Gaza, al tempo degli Accordi di Oslo, rappresentava il 36 per cento del prodotto interno lordo della Palestina, un dato che era crollato al 13 per cento già prima del 7 ottobre e che ora praticamente è vicino allo 0. Il pil pro capite oggi in Palestina si attesta a 2,087 dollari. A Gaza il disastro, oltre che economico, è finanziario: manca denaro contante. Per riuscire a comprare quel poco che è disponibile, o per riuscire a scappare, ci si indebita dando a garanzia le macerie delle proprie case. I tassi usurari arrivano anche al 30 per cento. Le restrizioni imposte da Israele al mercato del lavoro nei territori occupati della Cisgiordania variano molto a seconda dell’area presa in considerazione: più lievi nelle zone A e B, assai più severe nella zona C, che è anche quella più minacciata dai settlers. Uno studio della Conferenza delle Nazioni Unite sul commercio e lo sviluppo afferma che, se queste restrizioni fossero tolte, il portafoglio delle famiglie palestinesi potrebbe arricchirsi fino a 4,4 miliardi di dollari all’anno.

La situazione dei palestinesi a Gerusalemme Est non è meno grave. Le due attività principali della città (in particolare della Città Vecchia), cioè commercio e turismo, sono in caduta libera. L’anno scorso le presenze alberghiere hanno contato non più del 9 per cento di quelle delle stagioni precedenti l’inizio della guerra. Ovviamente in prima fila le case di accoglienza dei pellegrini cristiani. La famosa Casa Nova dei francescani è chiusa (tranne poche settimane a Pasqua) da ventuno mesi oramai.

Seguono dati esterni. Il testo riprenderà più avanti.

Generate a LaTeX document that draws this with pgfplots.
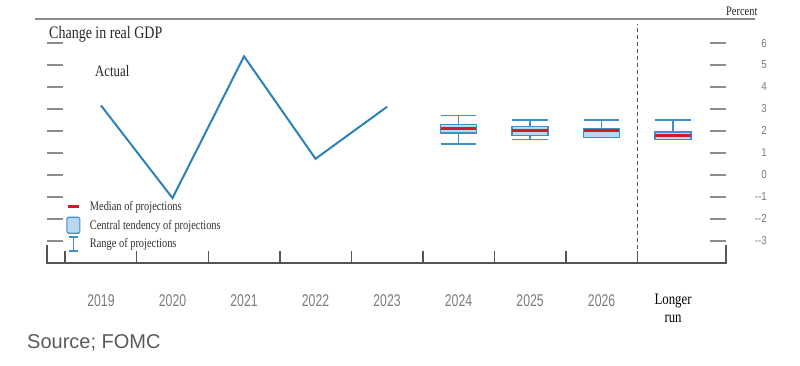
\documentclass[border=0pt]{standalone}
\usepackage{fontspec}
\usepackage{pgfplots}
\pgfplotsset{compat=1.18}
\usepgfplotslibrary{statistics}
\setmainfont{Liberation Serif}
\newfontfamily\cserif{Liberation Serif}[FakeStretch=0.8]
\newfontfamily\csans{Liberation Sans}[FakeStretch=0.72]
\newfontfamily\ysans{Liberation Sans}[FakeStretch=0.85]
\newfontfamily\arial{Liberation Sans}
\definecolor{lineblue}{RGB}{42,130,185}
\definecolor{boxblue}{RGB}{62,145,200}
\definecolor{boxfill}{RGB}{188,214,240}
\definecolor{medred}{RGB}{205,28,45}
\definecolor{titleblack}{RGB}{38,38,38}
\definecolor{legtext}{RGB}{50,50,50}
\definecolor{labgray}{RGB}{122,122,122}
\definecolor{tickgray}{RGB}{140,140,140}
\definecolor{axgray}{RGB}{85,85,85}
\definecolor{topgray}{RGB}{138,138,138}
\definecolor{srcgray}{RGB}{90,90,90}
\begin{document}
\begin{tikzpicture}[x=1pt,y=1pt]
\useasboundingbox (0,0) rectangle (800,-365);
\begin{axis}[
  at={(47pt,-263pt)}, anchor=south west,
  scale only axis, width=679pt, height=244pt,
  xmin=-0.755, xmax=8.74, ymin=-4.02, ymax=7.1,
  axis line style={draw=none},
  xtick={0,...,8},
  xticklabels={2019,2020,2021,2022,2023,2024,2025,2026,{\cserif\fontsize{16}{17.5}\selectfont\color{black}Longer\\\cserif\fontsize{16}{17.5}\selectfont\color{black}run}},
  minor xtick={-0.5,0.5,...,7.5},
  xtick pos=left,
  major x tick style={draw=none},
  minor x tick style={draw=axgray, line width=1.5pt},
  minor tick length=12pt,
  xticklabel style={font=\csans\fontsize{17}{17.5}\selectfont, text=labgray, anchor=north, inner sep=0pt, yshift=-31pt, align=center},
  ytick={-3,...,6},
  yticklabels={--3,--2,--1,0,1,2,3,4,5,6},
  ytick pos=both, yticklabel pos=right,
  major y tick style={draw=tickgray, line width=1.8pt},
  tick align=inside,
  major tick length=16pt,
  yticklabel style={font=\ysans\fontsize{11.5}{13}\selectfont, text=labgray, anchor=east, inner sep=0pt, xshift=41pt},
  boxplot/draw direction=y,
  boxplot/box extend=0.5,
  boxplot/whisker extend=0.5,
  boxplot/every box/.style={draw=boxblue, fill=boxfill, line width=1.5pt},
  boxplot/every whisker/.style={draw=boxblue, line width=1.5pt},
  boxplot/every median/.style={draw=medred, line width=3pt},
  legend style={at={(axis description cs:0.029,0.262)}, anchor=north west, draw=none, fill=none, inner sep=0pt,
    font=\cserif\fontsize{13}{15}\selectfont, text=legtext, row sep=4pt,
    nodes={inner sep=2pt},
    /tikz/every odd column/.append style={column sep=8pt}},
  legend cell align=left,
]
\addplot[lineblue, line width=2pt, forget plot] coordinates {(0,3.16) (1,-1.06) (2,5.4) (3,0.73) (4,3.1)};
\addplot[forget plot, draw=boxblue, boxplot prepared={draw position=5, lower whisker=1.4, lower quartile=1.9, median=2.1, upper quartile=2.3, upper whisker=2.7}] coordinates {};
\addplot[forget plot, draw=boxblue, boxplot prepared={draw position=6, lower whisker=1.6, lower quartile=1.8, median=2.0, upper quartile=2.2, upper whisker=2.5}] coordinates {};
\addplot[forget plot, draw=boxblue, boxplot prepared={draw position=7, lower whisker=1.7, lower quartile=1.7, median=2.0, upper quartile=2.1, upper whisker=2.5}] coordinates {};
\addplot[forget plot, draw=boxblue, boxplot prepared={draw position=8, lower whisker=1.6, lower quartile=1.6, median=1.8, upper quartile=1.95, upper whisker=2.5}] coordinates {};
\addplot[forget plot, axgray, line width=1.6pt, dash pattern=on 4pt off 3pt] coordinates {(7.5,-4.02) (7.5,6.86)};
\addlegendimage{legend image code/.code={
  \path[draw=none, fill=none] (0pt,-5pt) rectangle (13pt,5pt);
  \draw[overlay, medred, line width=3pt] (1pt,0pt) -- (12pt,0pt);}}
\addlegendentry{Median of projections}
\addlegendimage{legend image code/.code={
  \path[draw=none, fill=none] (0pt,-5pt) rectangle (13pt,5pt);
  \draw[overlay, boxblue, fill=boxfill, line width=1.2pt, rounded corners=1.5pt] (0pt,-8pt) rectangle (13pt,8pt);}}
\addlegendentry{Central tendency of projections}
\addlegendimage{legend image code/.code={
  \path[draw=none, fill=none] (0pt,-5pt) rectangle (13pt,5pt);
  \draw[overlay, boxblue, line width=1.5pt] (2pt,7pt) -- (11pt,7pt) (6.5pt,7pt) -- (6.5pt,-7pt) (2pt,-7pt) -- (11pt,-7pt);}}
\addlegendentry{Range of projections}
\end{axis}
\draw[axgray, line width=1.5pt] (47,-245) -- (47,-263) -- (726,-263) -- (726,-245);
\draw[topgray, line width=1.5pt] (35,-19) -- (755,-19);
\node[anchor=base west, inner sep=0pt, font=\cserif\fontsize{17.5}{20}\selectfont, text=titleblack] at (49,-38) {Change in real GDP};
\node[anchor=base west, inner sep=0pt, font=\cserif\fontsize{16}{19}\selectfont, text=titleblack] at (95,-76) {Actual};
\node[anchor=base west, inner sep=0pt, font=\cserif\fontsize{13}{15}\selectfont, text=titleblack] at (726,-15.5) {Percent};
\node[anchor=base west, inner sep=0pt, font=\arial\fontsize{20}{24}\selectfont, text=srcgray] at (27,-348) {Source; FOMC};
\end{tikzpicture}
\end{document}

Si stima che circa l’80 per cento delle aziende commerciali della Città Vecchia siano fallite dall’ottobre 2023. Tutti i dati riportati — avverte l’Organizzazione internazionale del lavoro — non tengono però conto del diffuso fenomeno, specie in agricoltura e costruzioni, del lavoro “in nero” svolto da palestinesi che non hanno il permesso di ingresso in Israele

Scrive il noto mediatore e pacifista israeliano Gershon Baskin: «Che ci siano i due stati o si realizzi l’annessione, i palestinesi rimarranno sempre i vicini di Israele. E Israele non ha alcun interesse a mantenere il vicino palestinese in uno stato di povertà. Con i necessari controlli di sicurezza certo, ma occorre consentire ai lavoratori palestinesi di tornare a lavorare in Israele. In realtà tenere lontani dal lavoro e disoccupati i palestinesi costituisce per la sicurezza di Israele un pericolo assai più grave che lasciarli entrare a lavorare». Parole di buon senso su cui prevalgono oggi le tendenze discriminatorie. Non solo con le bombe, anche così si uccide un popolo.